* [DATA BLOCK]
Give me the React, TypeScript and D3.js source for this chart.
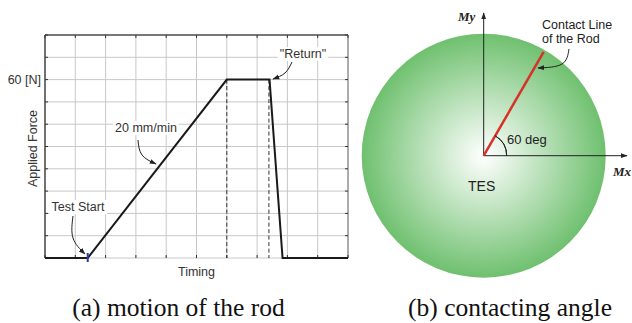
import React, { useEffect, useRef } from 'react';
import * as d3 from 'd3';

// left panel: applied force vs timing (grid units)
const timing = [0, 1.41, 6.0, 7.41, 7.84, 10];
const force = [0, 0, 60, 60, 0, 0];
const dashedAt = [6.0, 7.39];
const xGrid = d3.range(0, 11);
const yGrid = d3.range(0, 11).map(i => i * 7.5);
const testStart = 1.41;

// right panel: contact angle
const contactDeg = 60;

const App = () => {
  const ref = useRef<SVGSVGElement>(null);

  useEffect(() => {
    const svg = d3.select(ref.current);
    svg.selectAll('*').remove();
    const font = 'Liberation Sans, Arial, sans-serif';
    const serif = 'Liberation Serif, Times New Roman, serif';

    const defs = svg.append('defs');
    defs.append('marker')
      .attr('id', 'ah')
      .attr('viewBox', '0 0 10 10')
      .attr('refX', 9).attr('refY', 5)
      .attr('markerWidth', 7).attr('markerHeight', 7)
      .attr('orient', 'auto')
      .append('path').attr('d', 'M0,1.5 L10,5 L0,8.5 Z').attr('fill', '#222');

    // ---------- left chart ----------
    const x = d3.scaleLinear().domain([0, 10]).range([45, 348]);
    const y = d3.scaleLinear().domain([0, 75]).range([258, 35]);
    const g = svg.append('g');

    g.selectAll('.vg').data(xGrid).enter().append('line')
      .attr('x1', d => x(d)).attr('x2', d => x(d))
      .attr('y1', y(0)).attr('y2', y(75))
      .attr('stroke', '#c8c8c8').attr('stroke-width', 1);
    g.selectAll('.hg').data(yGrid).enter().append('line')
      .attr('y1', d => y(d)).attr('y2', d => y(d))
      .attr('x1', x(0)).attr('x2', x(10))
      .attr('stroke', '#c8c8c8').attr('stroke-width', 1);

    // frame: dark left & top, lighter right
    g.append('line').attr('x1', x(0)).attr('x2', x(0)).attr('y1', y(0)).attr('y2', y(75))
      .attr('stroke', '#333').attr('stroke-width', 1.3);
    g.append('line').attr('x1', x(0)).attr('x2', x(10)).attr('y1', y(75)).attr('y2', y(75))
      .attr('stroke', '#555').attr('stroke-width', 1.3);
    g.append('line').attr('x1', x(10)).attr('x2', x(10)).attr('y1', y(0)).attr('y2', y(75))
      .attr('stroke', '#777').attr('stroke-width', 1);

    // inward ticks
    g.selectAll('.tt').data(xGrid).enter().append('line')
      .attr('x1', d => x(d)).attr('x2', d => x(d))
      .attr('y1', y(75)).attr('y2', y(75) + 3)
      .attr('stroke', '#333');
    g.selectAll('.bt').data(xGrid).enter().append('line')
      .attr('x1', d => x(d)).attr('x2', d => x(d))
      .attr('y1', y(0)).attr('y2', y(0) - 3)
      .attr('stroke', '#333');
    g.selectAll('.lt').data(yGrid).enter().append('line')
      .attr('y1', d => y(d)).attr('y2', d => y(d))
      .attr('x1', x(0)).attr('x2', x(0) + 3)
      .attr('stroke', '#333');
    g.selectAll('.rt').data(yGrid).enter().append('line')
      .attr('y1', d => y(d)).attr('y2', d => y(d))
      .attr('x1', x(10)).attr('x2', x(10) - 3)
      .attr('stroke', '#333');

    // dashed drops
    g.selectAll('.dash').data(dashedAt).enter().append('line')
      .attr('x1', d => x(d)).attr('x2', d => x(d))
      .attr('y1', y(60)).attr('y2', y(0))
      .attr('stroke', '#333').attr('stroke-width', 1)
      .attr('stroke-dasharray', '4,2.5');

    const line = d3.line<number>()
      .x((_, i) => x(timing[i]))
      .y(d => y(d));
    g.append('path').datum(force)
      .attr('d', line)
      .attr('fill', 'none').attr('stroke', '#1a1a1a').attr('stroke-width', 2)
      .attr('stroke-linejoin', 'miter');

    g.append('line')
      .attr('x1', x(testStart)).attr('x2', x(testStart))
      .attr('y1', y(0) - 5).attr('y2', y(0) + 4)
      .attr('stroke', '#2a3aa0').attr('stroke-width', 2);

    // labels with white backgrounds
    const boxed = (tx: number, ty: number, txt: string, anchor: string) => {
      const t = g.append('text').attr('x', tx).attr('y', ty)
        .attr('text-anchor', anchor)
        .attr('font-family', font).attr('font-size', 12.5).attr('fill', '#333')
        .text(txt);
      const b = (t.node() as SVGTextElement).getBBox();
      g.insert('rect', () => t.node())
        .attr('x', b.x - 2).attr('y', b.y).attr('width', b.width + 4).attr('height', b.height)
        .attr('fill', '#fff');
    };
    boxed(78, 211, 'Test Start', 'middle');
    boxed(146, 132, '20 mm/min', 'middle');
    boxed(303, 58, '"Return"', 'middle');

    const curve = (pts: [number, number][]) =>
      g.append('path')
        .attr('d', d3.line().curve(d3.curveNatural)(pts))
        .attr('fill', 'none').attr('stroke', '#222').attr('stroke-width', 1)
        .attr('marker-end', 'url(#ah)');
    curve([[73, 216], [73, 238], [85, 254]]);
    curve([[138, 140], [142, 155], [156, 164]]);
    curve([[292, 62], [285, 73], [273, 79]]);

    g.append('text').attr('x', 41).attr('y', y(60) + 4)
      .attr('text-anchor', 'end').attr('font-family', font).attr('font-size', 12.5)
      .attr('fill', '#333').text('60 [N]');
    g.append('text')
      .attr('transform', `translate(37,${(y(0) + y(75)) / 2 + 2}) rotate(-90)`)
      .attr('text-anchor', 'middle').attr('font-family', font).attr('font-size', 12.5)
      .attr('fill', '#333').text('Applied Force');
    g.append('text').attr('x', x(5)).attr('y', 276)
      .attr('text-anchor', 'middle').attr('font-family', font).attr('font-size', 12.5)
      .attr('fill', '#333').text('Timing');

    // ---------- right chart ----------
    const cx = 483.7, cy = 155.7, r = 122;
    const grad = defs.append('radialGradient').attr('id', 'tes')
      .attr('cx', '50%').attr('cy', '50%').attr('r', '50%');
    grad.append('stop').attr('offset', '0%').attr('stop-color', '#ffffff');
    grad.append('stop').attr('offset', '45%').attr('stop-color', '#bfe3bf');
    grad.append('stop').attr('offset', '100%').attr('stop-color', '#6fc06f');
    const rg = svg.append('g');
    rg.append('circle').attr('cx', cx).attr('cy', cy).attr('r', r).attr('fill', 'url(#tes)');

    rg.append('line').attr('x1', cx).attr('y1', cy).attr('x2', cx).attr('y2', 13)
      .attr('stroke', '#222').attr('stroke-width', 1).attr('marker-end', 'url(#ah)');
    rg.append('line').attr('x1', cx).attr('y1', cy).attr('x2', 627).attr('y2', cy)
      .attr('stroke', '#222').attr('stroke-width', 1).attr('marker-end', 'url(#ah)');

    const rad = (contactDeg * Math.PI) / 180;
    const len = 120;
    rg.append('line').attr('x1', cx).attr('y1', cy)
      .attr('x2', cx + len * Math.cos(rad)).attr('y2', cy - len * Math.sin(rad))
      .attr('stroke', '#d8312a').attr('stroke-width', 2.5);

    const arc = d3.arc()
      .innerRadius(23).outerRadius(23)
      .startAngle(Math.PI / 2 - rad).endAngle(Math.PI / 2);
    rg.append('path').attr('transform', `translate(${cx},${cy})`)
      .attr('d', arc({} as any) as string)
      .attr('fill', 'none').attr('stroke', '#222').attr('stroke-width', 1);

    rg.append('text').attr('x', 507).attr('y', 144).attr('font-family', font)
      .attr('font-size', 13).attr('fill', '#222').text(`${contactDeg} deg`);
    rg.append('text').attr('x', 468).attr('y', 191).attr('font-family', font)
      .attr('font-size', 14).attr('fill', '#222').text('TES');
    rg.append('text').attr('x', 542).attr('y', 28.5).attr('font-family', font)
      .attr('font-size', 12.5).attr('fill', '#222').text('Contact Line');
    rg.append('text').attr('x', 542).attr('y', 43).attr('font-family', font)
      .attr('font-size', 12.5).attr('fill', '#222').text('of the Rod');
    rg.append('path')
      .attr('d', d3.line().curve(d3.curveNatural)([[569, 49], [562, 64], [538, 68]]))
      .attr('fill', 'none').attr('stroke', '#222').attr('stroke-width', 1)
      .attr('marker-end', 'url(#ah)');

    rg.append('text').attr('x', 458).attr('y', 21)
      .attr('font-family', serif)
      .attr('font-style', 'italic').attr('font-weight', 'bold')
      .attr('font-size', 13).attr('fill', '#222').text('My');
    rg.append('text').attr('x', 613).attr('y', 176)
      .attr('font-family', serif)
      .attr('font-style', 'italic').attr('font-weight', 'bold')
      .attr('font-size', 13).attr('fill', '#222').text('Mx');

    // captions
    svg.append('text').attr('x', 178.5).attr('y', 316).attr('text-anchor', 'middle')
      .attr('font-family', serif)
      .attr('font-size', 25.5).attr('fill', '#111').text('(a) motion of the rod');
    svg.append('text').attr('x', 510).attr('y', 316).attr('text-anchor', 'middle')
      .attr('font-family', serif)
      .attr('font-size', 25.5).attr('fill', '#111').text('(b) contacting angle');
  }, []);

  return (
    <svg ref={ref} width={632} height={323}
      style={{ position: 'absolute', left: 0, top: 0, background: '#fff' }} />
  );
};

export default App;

* [DIRECTIVE] Restate the data word for word from its first line through the line with "const serif = 'Liberation", leaving out any picture along the way.

* [EXPECTED ANSWER]
Give me the React, TypeScript and D3.js source for this chart.
import React, { useEffect, useRef } from 'react';
import * as d3 from 'd3';

// left panel: applied force vs timing (grid units)
const timing = [0, 1.41, 6.0, 7.41, 7.84, 10];
const force = [0, 0, 60, 60, 0, 0];
const dashedAt = [6.0, 7.39];
const xGrid = d3.range(0, 11);
const yGrid = d3.range(0, 11).map(i => i * 7.5);
const testStart = 1.41;

// right panel: contact angle
const contactDeg = 60;

const App = () => {
  const ref = useRef<SVGSVGElement>(null);

  useEffect(() => {
    const svg = d3.select(ref.current);
    svg.selectAll('*').remove();
    const font = 'Liberation Sans, Arial, sans-serif';
    const serif = 'Liberation Serif, Times New Roman, serif';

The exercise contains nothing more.